■ ENTRIES SUPPLIED
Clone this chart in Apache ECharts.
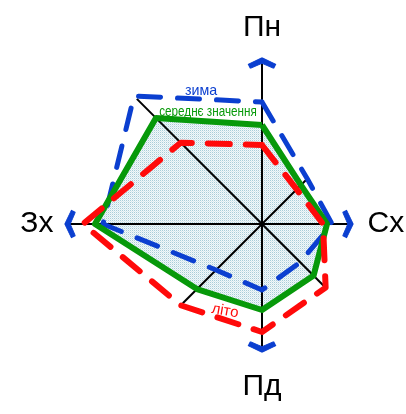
<!DOCTYPE html>
<html><head><meta charset="utf-8">
<script src="https://cdn.jsdelivr.net/npm/echarts@6/dist/echarts.min.js"></script>
<style>html,body{margin:0;padding:0;background:#fff}#c{width:406px;height:414px}</style>
</head><body><div id="c"></div>
<script>
// 8 directions, clockwise from north (degrees)
const directions = ['Пн', 'Пн-Сх', 'Сх', 'Пд-Сх', 'Пд', 'Пд-Зх', 'Зх', 'Пн-Зх'];
const angles = [0, 45, 90, 135, 180, 225, 270, 315];
const winter = [122, 64, 70, 54, 66, 65, 159, 181];   // зима
const average = [99, 55, 65, 73, 86, 92, 167, 150];   // середнє значення
const summer = [79, 49, 61, 90, 108, 115, 179, 115];  // літо
const axisLength = [166, 63, 91, 89, 128, 112, 197, 177];
const mainLabels = ['Пн', 'Сх', 'Пд', 'Зх'];
const mainIdx = [0, 2, 4, 6];

const BLUE = '#0b3fd0', GREEN = '#07990a', RED = '#ff0a0a';
const FONT = '"Liberation Sans", Arial, sans-serif';

function closed(vals) {
  const d = vals.map((v, i) => [v, angles[i]]);
  d.push(d[0]);
  return d;
}

// dotted fill pattern
const pat = document.createElement('canvas');
pat.width = 2; pat.height = 2;
const pc = pat.getContext('2d');
pc.fillStyle = '#f2f8fa'; pc.fillRect(0, 0, 2, 2);
pc.fillStyle = '#a9cdd8'; pc.fillRect(0, 0, 1, 1);
pc.fillStyle = '#d8e9ee'; pc.fillRect(1, 1, 1, 1);

const chart = echarts.init(document.getElementById('c'), null, {renderer: 'canvas'});

const axisSeries = angles.map((a, i) => ({
  type: 'line', coordinateSystem: 'polar', z: 2, silent: true,
  showSymbol: false, symbol: 'none',
  lineStyle: {color: '#000', width: 2},
  data: [[0, a], [axisLength[i], a]]
}));

const rot = {0: 0, 90: -90, 180: 180, 270: 90};
const off = {0: [0, 5], 90: [-5, 0], 180: [0, -5], 270: [5, 0]};
const pos = {0: 'top', 90: 'right', 180: 'bottom', 270: 'left'};
const dist = {0: 15, 90: 14, 180: 19, 270: 11};

const chevronData = mainIdx.map((idx, k) => {
  const a = angles[idx];
  return {
    name: mainLabels[k],
    value: [axisLength[idx], a],
    symbolRotate: rot[a],
    symbolOffset: off[a],
    label: {position: pos[a], distance: dist[a]}
  };
});

chart.setOption({
  animation: false,
  polar: {center: [262, 224], radius: 200},
  angleAxis: {type: 'value', min: 0, max: 360, startAngle: 90, clockwise: true, show: false},
  radiusAxis: {type: 'value', min: 0, max: 200, show: false},
  series: [
    {
      name: 'fill', type: 'line', coordinateSystem: 'polar', z: 1, silent: true,
      showSymbol: false, symbol: 'none',
      lineStyle: {width: 0, opacity: 0},
      areaStyle: {color: {image: pat, repeat: 'repeat'}, opacity: 1},
      data: closed(average)
    },
    ...axisSeries,
    {
      name: 'зима', type: 'line', coordinateSystem: 'polar', z: 3,
      showSymbol: false, symbol: 'none',
      lineStyle: {color: BLUE, width: 5, type: [22, 17], cap: 'round', join: 'round'},
      data: closed(winter)
    },
    {
      name: 'середнє значення', type: 'line', coordinateSystem: 'polar', z: 4,
      showSymbol: false, symbol: 'none',
      lineStyle: {color: GREEN, width: 6, join: 'round'},
      data: closed(average)
    },
    {
      name: 'літо', type: 'line', coordinateSystem: 'polar', z: 5,
      showSymbol: false, symbol: 'none',
      lineStyle: {color: RED, width: 6, type: [22, 16], cap: 'round', join: 'round'},
      data: closed(summer)
    },
    {
      name: 'axes', type: 'scatter', coordinateSystem: 'polar', z: 6, silent: true,
      symbol: 'path://M13.5,0 L27,6.5 L25,10.5 L13.5,5.5 L2,10.5 L0,6.5 Z',
      symbolSize: [27, 10.5],
      itemStyle: {color: BLUE, opacity: 1, borderColor: BLUE, borderWidth: 1, borderJoin: 'round'},
      label: {show: true, formatter: '{b}', fontSize: 30, color: '#000', fontFamily: FONT},
      data: chevronData
    }
  ],
  graphic: [
    {type: 'text', x: 201, y: 91, scaleX: 0.95, z: 10,
     style: {text: 'зима', fill: BLUE, font: '15px ' + FONT, textAlign: 'center', textVerticalAlign: 'middle'}},
    {type: 'text', x: 208, y: 112, scaleX: 0.78, z: 10,
     style: {text: 'середнє значення', fill: GREEN, font: '15px ' + FONT, textAlign: 'center', textVerticalAlign: 'middle'}},
    {type: 'text', x: 225, y: 311, rotation: -10 * Math.PI / 180, z: 10,
     style: {text: 'літо', fill: RED, font: '15px ' + FONT, textAlign: 'center', textVerticalAlign: 'middle'}}
  ]
});
</script>
</body></html>
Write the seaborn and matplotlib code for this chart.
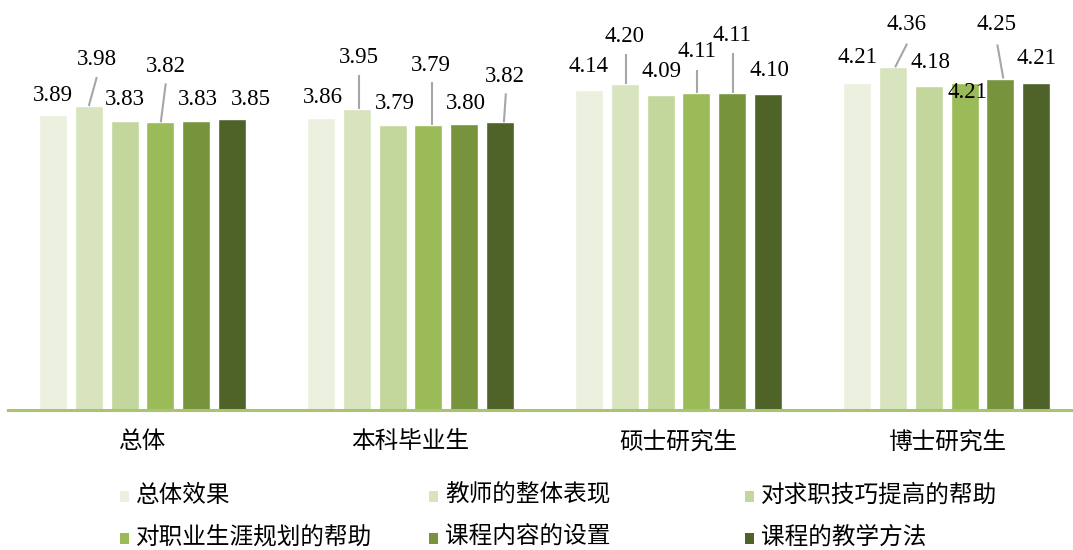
import numpy as np
import pandas as pd
import matplotlib
matplotlib.use("Agg")
import matplotlib.pyplot as plt
from matplotlib.patches import Rectangle
import seaborn as sns

# ---------------- data ----------------
groups = ['总体', '本科毕业生', '硕士研究生', '博士研究生']
series = ['总体效果', '教师的整体表现', '对求职技巧提高的帮助',
          '对职业生涯规划的帮助', '课程内容的设置', '课程的教学方法']
v_overall_effect = [3.89, 3.86, 4.14, 4.21]
v_teacher = [3.98, 3.95, 4.20, 4.36]
v_job_skill = [3.83, 3.79, 4.09, 4.18]
v_career_plan = [3.82, 3.79, 4.11, 4.21]
v_course_content = [3.83, 3.80, 4.11, 4.25]
v_teaching_method = [3.85, 3.82, 4.10, 4.21]
all_values = [v_overall_effect, v_teacher, v_job_skill,
              v_career_plan, v_course_content, v_teaching_method]

colors = ['#EBF1DE', '#D7E4BD', '#C3D69B', '#9BBB59', '#77933C', '#4F6228']

# label offsets in pixels (dx, dy; dy image-down) relative to bar top centre
label_off = [
    [(0, -20), (8, -46.5), (0.7, -22), (5.5, -56), (2.3, -22), (19, -20)],
    [(2, -21), (1.8, -51.5), (2.6, -22), (2.4, -60), (2.2, -21), (5, -46)],
    [(-0.5, -23), (-0.2, -47.5), (0.6, -23), (0.4, -41), (0.2, -57), (1, -23)],
    [(-0.3, -24.6), (13.5, -43), (1.3, -23), (3.1, 10), (-4.1, -54), (0.7, -24)],
]
# leader lines: (group, series, x0, y0, x1, y1) in pixel offsets
leaders = [
    (0, 1, 8, -29, 0, 0), (0, 3, 5.5, -39, 0.5, 0),
    (1, 1, 1.8, -34, 1.8, 0), (1, 3, 3.4, -43, 3.4, 0), (1, 5, 6, -29, 4, 0),
    (2, 1, 0.8, -30, 0.8, 0), (2, 3, 0.4, -23, 0.4, 0), (2, 4, 1.2, -40, 1.2, 0),
    (3, 1, 14, -23.6, 2, 0), (3, 4, -3, -34, 3, 0),
]

rows = []
for s, vals in zip(series, all_values):
    for g, v in zip(groups, vals):
        rows.append({'group': g, 'series': s, 'value': v})
df = pd.DataFrame(rows)

# ---------------- style ----------------
sns.set_style("white")
cjk = ['Noto Sans CJK SC', 'DejaVu Sans']
plt.rcParams['font.family'] = cjk

W, H = 1073, 550
fig = plt.figure(figsize=(W / 100, H / 100), dpi=100)
ax = fig.add_axes([8.35 / W, 140 / H, 1072.4 / W, 408 / H])

sns.barplot(data=df, x='group', y='value', hue='series', order=groups,
            hue_order=series, palette=colors, width=0.80, gap=0.216,
            saturation=1, legend=False, ax=ax, errorbar=None)

ax.set_ylim(1, 5)
ax.set_xlim(-0.5, 3.5)
ax.set_xlabel('')
ax.set_ylabel('')
ax.set_yticks([])
for sp in ['top', 'left', 'right']:
    ax.spines[sp].set_visible(False)
ax.spines['bottom'].set_color('#A9C470')
ax.spines['bottom'].set_linewidth(2.2)
ax.tick_params(axis='x', length=0, pad=14.5, labelsize=17, labelcolor='#000000')
for t in ax.get_xticklabels():
    t.set_family(cjk)

# ---------------- value labels ----------------
bars = sorted(ax.patches, key=lambda p: p.get_x())
for i, p in enumerate(bars):
    g, j = divmod(i, 6)
    cx = p.get_x() + p.get_width() / 2
    top = p.get_height()
    dx, dy = label_off[g][j]
    ax.annotate(f"{top:.2f}", xy=(cx, top), xytext=(dx, -dy),
                textcoords='offset pixels', ha='center', va='center',
                fontsize=16.5, family='Liberation Serif', color='#000000',
                annotation_clip=False)

inv = ax.transData.inverted()
for g, j, x0, y0, x1, y1 in leaders:
    p = bars[g * 6 + j]
    cx = p.get_x() + p.get_width() / 2
    top = p.get_height()
    px, py = ax.transData.transform((cx, top))
    a = inv.transform((px + x0, py - y0))
    b = inv.transform((px + x1, py - y1))
    ax.plot([a[0], b[0]], [a[1], b[1]], color='#A6A6A6', lw=1.5,
            solid_capstyle='butt', clip_on=False, zorder=3)

# ---------------- legend (manual, Excel-like layout) ----------------
col_x = [124, 433, 749]
row_y = [495, 537]
for k, (s, c) in enumerate(zip(series, colors)):
    r, cidx = divmod(k, 3)
    mx = col_x[cidx]
    my = row_y[r]
    fig.add_artist(Rectangle(((mx - 4) / W, (H - my - 7) / H), 9 / W, 11 / H,
                             transform=fig.transFigure, facecolor=c,
                             edgecolor='none'))
    fig.text((mx + 12) / W, (H - my) / H, s, ha='left', va='center',
             fontsize=17, family=cjk, color='#000000')

fig.savefig('out.png', dpi=100)
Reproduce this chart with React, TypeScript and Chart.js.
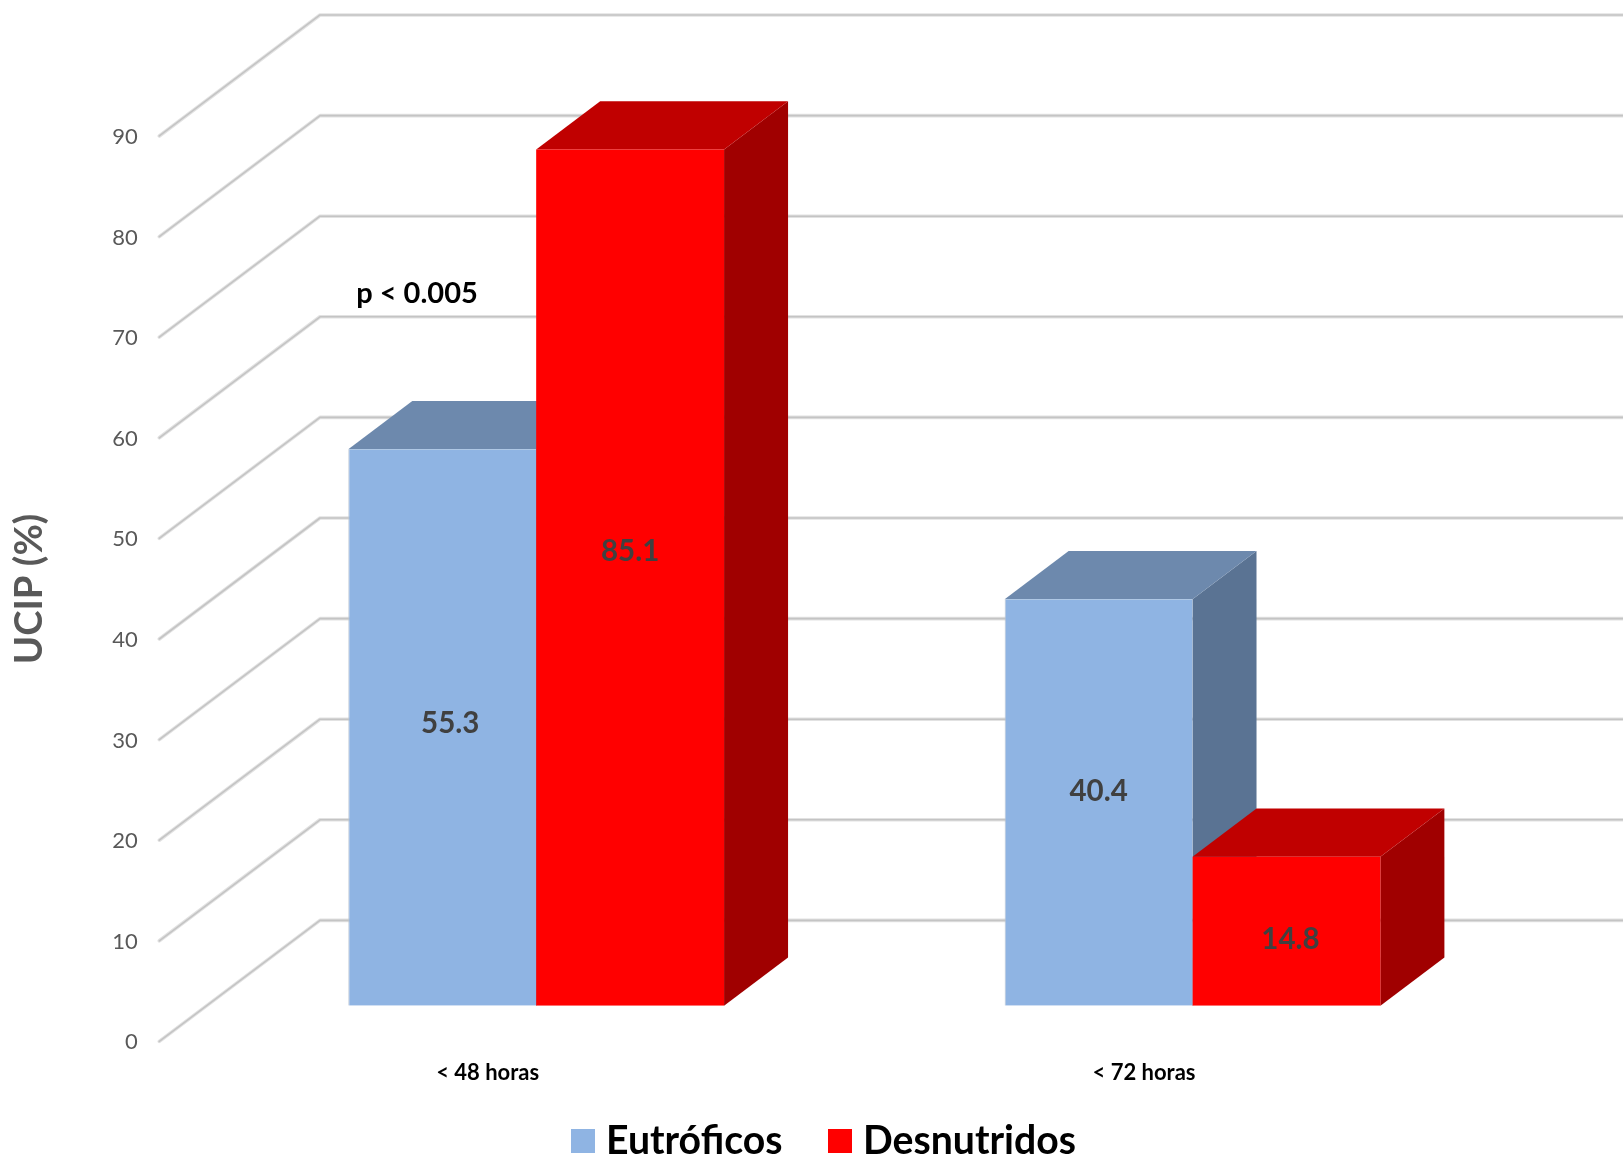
import React, { useEffect, useRef } from "react";
import { Chart, registerables } from "chart.js";

Chart.register(...registerables);

const categories = ["< 48 horas", "< 72 horas"];
const eutroficos = [55.3, 40.4];
const desnutridos = [85.1, 14.8];
const yTicks = [0, 10, 20, 30, 40, 50, 60, 70, 80, 90];
const yTitle = "UCIP (%)";
const annotation = "p < 0.005";

const FONT = "Lato, Carlito, 'Open Sans', sans-serif";

// Shading of each series: front, top and side faces of the extruded columns.
const shades = [
  { front: "#8fb4e3", top: "#6d89ad", side: "#5a7393" },
  { front: "#ff0000", top: "#c00000", side: "#a00000" },
];

// Depth of a column, and where the side wall sits relative to the column plane.
const BAR_DX = 64;
const BAR_DY = 48.3;
const WALL_FRONT_DX = -48.7;
const WALL_FRONT_DY = 35.7;
const WALL_DX = 160.7;
const WALL_DY = 121;

// Hand placement of the value labels relative to each column's centre (px).
const labelShift = [
  [[8, -4], [0, -26]],
  [[0, -11], [4, 8]],
];

const pseudo3d = {
  id: "pseudo3d",
  beforeDatasetsDraw(chart: any) {
    const { ctx, chartArea, scales } = chart;
    const y = scales.y;
    ctx.save();
    ctx.lineCap = "round";
    ctx.lineJoin = "round";

    // Wall and back-plane grid
    for (const v of yTicks) {
      const py = y.getPixelForValue(v);
      const fx = chartArea.left + WALL_FRONT_DX;
      const fy = py + WALL_FRONT_DY;
      const path = () => {
        ctx.beginPath();
        ctx.moveTo(fx, fy);
        ctx.lineTo(fx + WALL_DX, fy - WALL_DY);
        ctx.lineTo(chart.width + 2, fy - WALL_DY);
      };
      path();
      ctx.strokeStyle = "#e2e2e2";
      ctx.lineWidth = 3.6;
      ctx.stroke();
      path();
      ctx.strokeStyle = "#c4c4c4";
      ctx.lineWidth = 1.6;
      ctx.stroke();
    }

    // Top and side faces, left series first so the right one overlaps it
    chart.data.datasets.forEach((_: any, di: number) => {
      const shade = shades[di];
      for (const bar of chart.getDatasetMeta(di).data) {
        const l = bar.x - bar.width / 2;
        const r = bar.x + bar.width / 2;
        const t = bar.y;
        const b = bar.base;
        ctx.fillStyle = shade.side;
        ctx.beginPath();
        ctx.moveTo(r, t);
        ctx.lineTo(r + BAR_DX, t - BAR_DY);
        ctx.lineTo(r + BAR_DX, b - BAR_DY);
        ctx.lineTo(r, b);
        ctx.closePath();
        ctx.fill();
        ctx.fillStyle = shade.top;
        ctx.beginPath();
        ctx.moveTo(l, t);
        ctx.lineTo(l + BAR_DX, t - BAR_DY);
        ctx.lineTo(r + BAR_DX, t - BAR_DY);
        ctx.lineTo(r, t);
        ctx.closePath();
        ctx.fill();
      }
    });
    ctx.restore();
  },
  afterDatasetsDraw(chart: any) {
    const { ctx } = chart;
    ctx.save();
    ctx.textAlign = "center";
    ctx.textBaseline = "middle";

    // Value labels
    ctx.font = `bold 29.5px ${FONT}`;
    ctx.fillStyle = "#404040";
    chart.data.datasets.forEach((ds: any, di: number) => {
      chart.getDatasetMeta(di).data.forEach((bar: any, i: number) => {
        const [dx, dy] = labelShift[i][di];
        ctx.fillText(ds.data[i].toFixed(1), bar.x + dx, (bar.y + bar.base) / 2 + dy);
      });
    });

    // Significance note
    ctx.font = `bold 29px ${FONT}`;
    ctx.fillStyle = "#000000";
    ctx.fillText(annotation, 417, 294);

    // Axis title
    ctx.save();
    ctx.translate(30, 589);
    ctx.rotate(-Math.PI / 2);
    ctx.font = `bold 38.3px ${FONT}`;
    ctx.fillStyle = "#595959";
    ctx.fillText(yTitle, 0, 0);
    ctx.restore();

    // Legend row
    ctx.font = `bold 39.2px ${FONT}`;
    ctx.textAlign = "left";
    const legendY = 1141;
    const legendX = [571, 828];
    chart.data.datasets.forEach((ds: any, di: number) => {
      ctx.fillStyle = ds.backgroundColor;
      ctx.fillRect(legendX[di], legendY - 12, 24, 24);
      ctx.fillStyle = "#000000";
      ctx.fillText(ds.label, legendX[di] + 35, legendY);
    });
    ctx.restore();
  },
};

export default function App() {
  const ref = useRef<HTMLCanvasElement>(null);

  useEffect(() => {
    document.body.style.margin = "0";
    const chart = new Chart(ref.current!, {
      type: "bar",
      data: {
        labels: categories,
        datasets: [
          {
            label: "Eutróficos",
            data: eutroficos,
            backgroundColor: shades[0].front,
            borderColor: "#b9c4d2",
            borderWidth: { left: 1, bottom: 1 },
          },
          {
            label: "Desnutridos",
            data: desnutridos,
            backgroundColor: shades[1].front,
            borderColor: "#d9b0b0",
            borderWidth: { left: 0, bottom: 1 },
          },
        ],
      },
      options: {
        responsive: false,
        animation: false,
        layout: { padding: { top: 19.8, right: 102.3, left: 0, bottom: 0 } },
        datasets: { bar: { barPercentage: 1, categoryPercentage: 0.5725 } },
        plugins: { legend: { display: false }, tooltip: { enabled: false } },
        scales: {
          x: {
            grid: { display: false },
            border: { display: false },
            afterFit(scale: any) {
              scale.height = 153.3;
              scale.paddingLeft = 0;
              scale.paddingRight = 0;
            },
            ticks: {
              maxRotation: 0,
              labelOffset: -48.5,
              padding: 46,
              color: "#000000",
              font: { family: FONT, size: 22, weight: "bold" },
            },
          },
          y: {
            min: 0,
            max: 98,
            grid: { display: false },
            border: { display: false },
            afterFit(scale: any) {
              scale.width = 208;
              scale.paddingTop = 0;
              scale.paddingBottom = 0;
            },
            afterBuildTicks(scale: any) {
              scale.ticks = yTicks.map((value) => ({ value }));
            },
            ticks: {
              labelOffset: 36.7,
              padding: 62.3,
              color: "#595959",
              font: { family: FONT, size: 22 },
            },
          },
        },
      } as any,
      plugins: [pseudo3d],
    });
    return () => chart.destroy();
  }, []);

  return <canvas ref={ref} width={1623} height={1159} style={{ display: "block" }} />;
}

■ PROBLEM DESCRIPTION
Only the number is wanted: count the lines of the records that hold the word "this".

■ EXERCISE RESULT
3